Pick out all lines in the listing holding the string "that" and copy them.

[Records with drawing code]
============

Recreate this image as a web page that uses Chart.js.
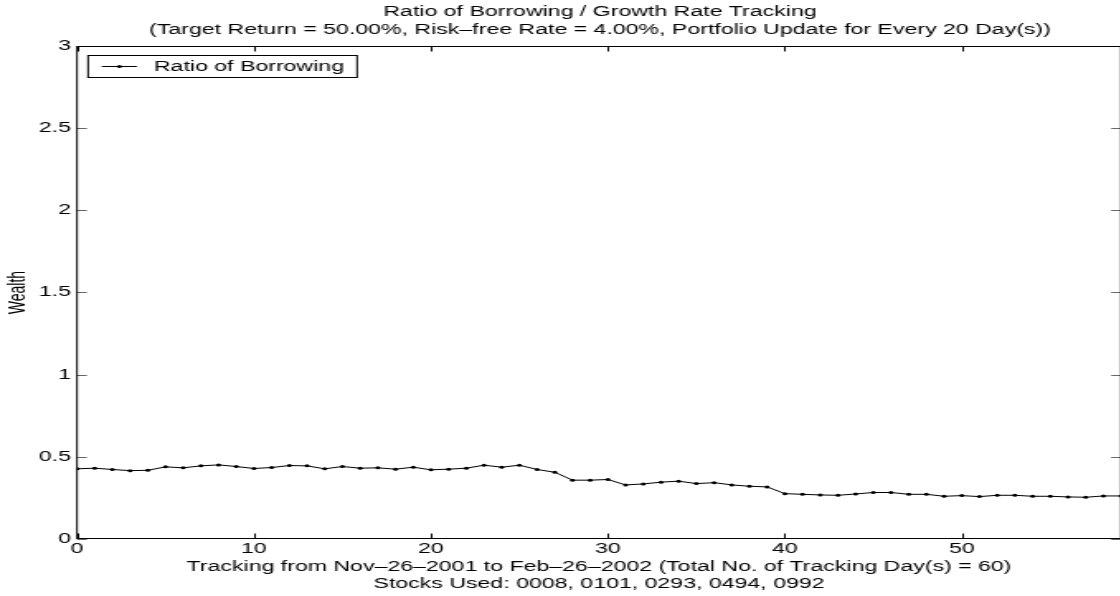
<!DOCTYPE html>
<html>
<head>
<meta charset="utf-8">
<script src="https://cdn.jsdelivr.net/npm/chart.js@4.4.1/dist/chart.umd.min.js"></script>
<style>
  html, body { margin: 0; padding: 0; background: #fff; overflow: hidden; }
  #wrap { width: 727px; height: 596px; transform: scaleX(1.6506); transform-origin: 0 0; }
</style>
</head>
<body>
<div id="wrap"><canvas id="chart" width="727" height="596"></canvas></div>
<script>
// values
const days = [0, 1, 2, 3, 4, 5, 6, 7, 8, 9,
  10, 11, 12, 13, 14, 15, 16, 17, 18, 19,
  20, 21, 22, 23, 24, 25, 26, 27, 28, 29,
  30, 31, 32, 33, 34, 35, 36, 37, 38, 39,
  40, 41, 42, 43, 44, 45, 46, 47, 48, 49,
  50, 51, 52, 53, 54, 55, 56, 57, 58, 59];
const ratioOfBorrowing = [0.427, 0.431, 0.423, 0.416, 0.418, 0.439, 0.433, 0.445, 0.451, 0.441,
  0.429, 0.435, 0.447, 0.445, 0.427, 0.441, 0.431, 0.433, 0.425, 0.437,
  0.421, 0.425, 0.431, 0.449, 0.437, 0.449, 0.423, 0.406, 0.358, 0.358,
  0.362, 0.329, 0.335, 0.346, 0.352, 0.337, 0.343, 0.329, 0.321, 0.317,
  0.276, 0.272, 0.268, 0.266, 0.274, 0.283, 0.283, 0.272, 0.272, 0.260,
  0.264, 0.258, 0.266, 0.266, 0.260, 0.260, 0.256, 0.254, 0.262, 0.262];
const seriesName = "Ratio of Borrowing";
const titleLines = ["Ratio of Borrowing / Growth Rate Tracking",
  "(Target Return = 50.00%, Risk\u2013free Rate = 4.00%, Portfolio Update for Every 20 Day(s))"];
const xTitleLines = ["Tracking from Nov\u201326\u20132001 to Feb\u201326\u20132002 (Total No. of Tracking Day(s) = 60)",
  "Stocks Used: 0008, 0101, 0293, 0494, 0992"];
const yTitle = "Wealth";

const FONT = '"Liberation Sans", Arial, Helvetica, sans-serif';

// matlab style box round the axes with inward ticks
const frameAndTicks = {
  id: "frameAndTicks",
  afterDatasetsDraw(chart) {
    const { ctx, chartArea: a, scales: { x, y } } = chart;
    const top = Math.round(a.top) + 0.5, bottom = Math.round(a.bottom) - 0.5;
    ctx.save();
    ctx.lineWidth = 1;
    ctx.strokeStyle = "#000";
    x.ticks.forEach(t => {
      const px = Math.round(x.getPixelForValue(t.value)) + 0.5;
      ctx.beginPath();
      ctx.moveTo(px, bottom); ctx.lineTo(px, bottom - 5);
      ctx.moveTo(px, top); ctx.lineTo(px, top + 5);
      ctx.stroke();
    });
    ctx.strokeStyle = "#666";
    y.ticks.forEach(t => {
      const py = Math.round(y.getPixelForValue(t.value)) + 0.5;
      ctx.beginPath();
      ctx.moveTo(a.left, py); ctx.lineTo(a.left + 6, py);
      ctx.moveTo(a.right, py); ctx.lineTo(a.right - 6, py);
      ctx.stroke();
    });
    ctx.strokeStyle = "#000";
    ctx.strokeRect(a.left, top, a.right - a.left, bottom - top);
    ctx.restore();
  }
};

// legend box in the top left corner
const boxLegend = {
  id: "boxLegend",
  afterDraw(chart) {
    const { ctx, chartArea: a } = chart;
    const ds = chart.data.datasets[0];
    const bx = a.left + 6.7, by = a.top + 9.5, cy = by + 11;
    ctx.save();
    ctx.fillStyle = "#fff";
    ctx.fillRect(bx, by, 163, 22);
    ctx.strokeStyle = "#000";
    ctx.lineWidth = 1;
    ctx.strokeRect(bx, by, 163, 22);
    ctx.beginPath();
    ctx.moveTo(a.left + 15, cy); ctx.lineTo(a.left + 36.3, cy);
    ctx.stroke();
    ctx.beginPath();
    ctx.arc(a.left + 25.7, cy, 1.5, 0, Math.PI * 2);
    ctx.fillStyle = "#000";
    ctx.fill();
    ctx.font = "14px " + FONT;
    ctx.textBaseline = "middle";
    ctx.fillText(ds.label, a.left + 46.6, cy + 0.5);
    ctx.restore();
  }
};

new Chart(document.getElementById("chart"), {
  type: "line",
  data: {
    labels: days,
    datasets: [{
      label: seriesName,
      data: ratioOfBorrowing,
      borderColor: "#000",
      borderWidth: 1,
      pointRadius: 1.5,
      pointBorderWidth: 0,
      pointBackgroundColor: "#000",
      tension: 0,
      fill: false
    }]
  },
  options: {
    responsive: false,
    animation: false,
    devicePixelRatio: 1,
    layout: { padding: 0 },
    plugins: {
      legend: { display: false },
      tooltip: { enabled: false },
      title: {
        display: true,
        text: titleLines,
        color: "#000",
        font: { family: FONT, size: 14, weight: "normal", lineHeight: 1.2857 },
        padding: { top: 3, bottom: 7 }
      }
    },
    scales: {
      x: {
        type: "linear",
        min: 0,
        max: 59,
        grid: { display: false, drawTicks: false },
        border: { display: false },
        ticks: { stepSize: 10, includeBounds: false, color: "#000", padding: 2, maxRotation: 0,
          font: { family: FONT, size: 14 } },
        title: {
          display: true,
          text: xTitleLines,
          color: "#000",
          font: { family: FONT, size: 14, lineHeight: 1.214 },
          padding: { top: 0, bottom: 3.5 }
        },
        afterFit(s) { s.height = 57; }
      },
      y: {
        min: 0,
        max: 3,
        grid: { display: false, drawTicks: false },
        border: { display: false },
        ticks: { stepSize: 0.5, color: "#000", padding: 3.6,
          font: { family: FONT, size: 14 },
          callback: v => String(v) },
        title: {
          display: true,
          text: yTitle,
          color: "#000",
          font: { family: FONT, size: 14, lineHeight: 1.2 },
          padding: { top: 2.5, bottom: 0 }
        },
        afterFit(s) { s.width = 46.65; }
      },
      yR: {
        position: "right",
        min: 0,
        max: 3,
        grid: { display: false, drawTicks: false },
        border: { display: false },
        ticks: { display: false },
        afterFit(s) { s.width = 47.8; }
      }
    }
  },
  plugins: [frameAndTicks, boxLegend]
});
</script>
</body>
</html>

============

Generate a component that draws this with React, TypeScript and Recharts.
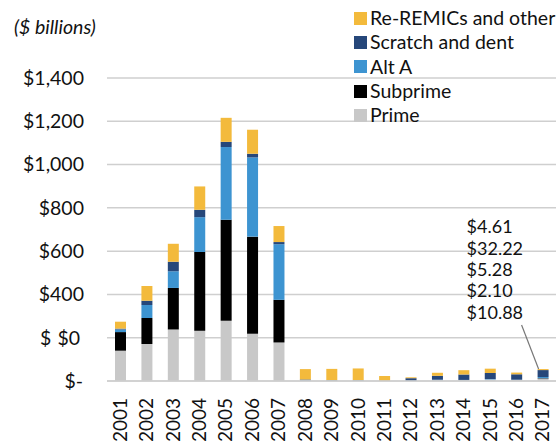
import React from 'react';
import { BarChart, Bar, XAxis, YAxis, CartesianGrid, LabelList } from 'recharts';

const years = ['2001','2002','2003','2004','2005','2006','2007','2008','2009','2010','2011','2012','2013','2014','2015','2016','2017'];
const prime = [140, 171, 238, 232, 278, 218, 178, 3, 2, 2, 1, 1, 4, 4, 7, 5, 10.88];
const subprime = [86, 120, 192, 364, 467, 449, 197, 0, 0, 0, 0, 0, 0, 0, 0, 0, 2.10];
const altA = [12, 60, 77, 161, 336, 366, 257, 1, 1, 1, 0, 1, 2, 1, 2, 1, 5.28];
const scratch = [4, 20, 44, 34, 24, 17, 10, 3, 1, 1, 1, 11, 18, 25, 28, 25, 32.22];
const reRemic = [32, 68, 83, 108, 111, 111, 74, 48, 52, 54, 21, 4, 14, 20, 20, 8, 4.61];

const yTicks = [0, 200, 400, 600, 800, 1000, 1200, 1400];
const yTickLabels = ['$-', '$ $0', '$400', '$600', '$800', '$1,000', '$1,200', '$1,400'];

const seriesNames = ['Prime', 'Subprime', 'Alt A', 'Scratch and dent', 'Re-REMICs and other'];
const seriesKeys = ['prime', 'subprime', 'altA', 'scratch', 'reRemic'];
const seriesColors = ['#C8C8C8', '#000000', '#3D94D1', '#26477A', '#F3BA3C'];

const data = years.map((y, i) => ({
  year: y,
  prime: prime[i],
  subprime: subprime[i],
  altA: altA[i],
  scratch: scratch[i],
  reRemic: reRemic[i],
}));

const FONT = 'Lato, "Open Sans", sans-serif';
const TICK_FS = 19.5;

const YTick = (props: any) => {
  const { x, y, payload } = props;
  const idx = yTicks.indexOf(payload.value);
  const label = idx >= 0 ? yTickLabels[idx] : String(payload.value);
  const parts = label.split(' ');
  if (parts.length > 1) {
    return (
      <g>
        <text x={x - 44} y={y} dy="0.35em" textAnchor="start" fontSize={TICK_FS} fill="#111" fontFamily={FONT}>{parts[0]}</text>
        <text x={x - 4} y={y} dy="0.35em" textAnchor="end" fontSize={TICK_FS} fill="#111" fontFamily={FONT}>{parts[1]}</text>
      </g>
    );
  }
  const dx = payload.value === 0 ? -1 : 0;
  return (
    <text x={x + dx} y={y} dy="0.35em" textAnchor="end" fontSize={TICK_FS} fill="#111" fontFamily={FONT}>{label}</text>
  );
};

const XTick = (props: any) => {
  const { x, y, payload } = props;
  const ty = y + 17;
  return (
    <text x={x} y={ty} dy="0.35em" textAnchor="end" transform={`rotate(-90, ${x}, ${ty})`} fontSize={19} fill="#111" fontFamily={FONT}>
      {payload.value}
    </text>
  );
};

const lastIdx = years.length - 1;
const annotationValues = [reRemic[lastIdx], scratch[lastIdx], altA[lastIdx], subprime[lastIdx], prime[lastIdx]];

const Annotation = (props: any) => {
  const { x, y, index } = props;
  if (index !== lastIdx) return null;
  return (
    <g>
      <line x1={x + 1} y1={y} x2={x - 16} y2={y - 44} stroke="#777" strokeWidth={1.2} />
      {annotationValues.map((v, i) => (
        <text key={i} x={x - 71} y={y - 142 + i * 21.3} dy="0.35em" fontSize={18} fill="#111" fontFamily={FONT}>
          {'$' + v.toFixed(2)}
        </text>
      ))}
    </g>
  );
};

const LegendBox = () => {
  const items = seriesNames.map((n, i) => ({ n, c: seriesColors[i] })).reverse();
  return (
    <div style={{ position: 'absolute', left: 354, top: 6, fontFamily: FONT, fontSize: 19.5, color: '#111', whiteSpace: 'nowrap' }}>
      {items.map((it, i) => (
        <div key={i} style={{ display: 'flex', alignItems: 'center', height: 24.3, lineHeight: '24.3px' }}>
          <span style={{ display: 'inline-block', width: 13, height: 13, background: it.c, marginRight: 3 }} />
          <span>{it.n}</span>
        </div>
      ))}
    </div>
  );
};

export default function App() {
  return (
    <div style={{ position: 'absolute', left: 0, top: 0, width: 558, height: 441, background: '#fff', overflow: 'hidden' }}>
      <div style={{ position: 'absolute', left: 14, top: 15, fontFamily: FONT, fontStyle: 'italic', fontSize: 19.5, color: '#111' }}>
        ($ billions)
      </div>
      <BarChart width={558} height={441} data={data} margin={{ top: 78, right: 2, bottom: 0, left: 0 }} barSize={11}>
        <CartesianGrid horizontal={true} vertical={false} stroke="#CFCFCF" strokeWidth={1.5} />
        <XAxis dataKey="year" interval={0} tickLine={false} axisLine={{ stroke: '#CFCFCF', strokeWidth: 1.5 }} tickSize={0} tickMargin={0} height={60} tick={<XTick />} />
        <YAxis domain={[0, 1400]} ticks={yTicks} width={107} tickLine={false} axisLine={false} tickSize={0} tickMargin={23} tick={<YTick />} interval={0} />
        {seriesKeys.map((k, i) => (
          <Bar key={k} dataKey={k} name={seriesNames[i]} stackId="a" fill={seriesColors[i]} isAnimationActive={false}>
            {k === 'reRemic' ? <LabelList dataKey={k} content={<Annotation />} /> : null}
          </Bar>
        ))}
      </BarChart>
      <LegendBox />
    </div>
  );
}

============

● **Exercise solution**
Recreate this image as a web page that uses Chart.js.
Generate a component that draws this with React, TypeScript and Recharts.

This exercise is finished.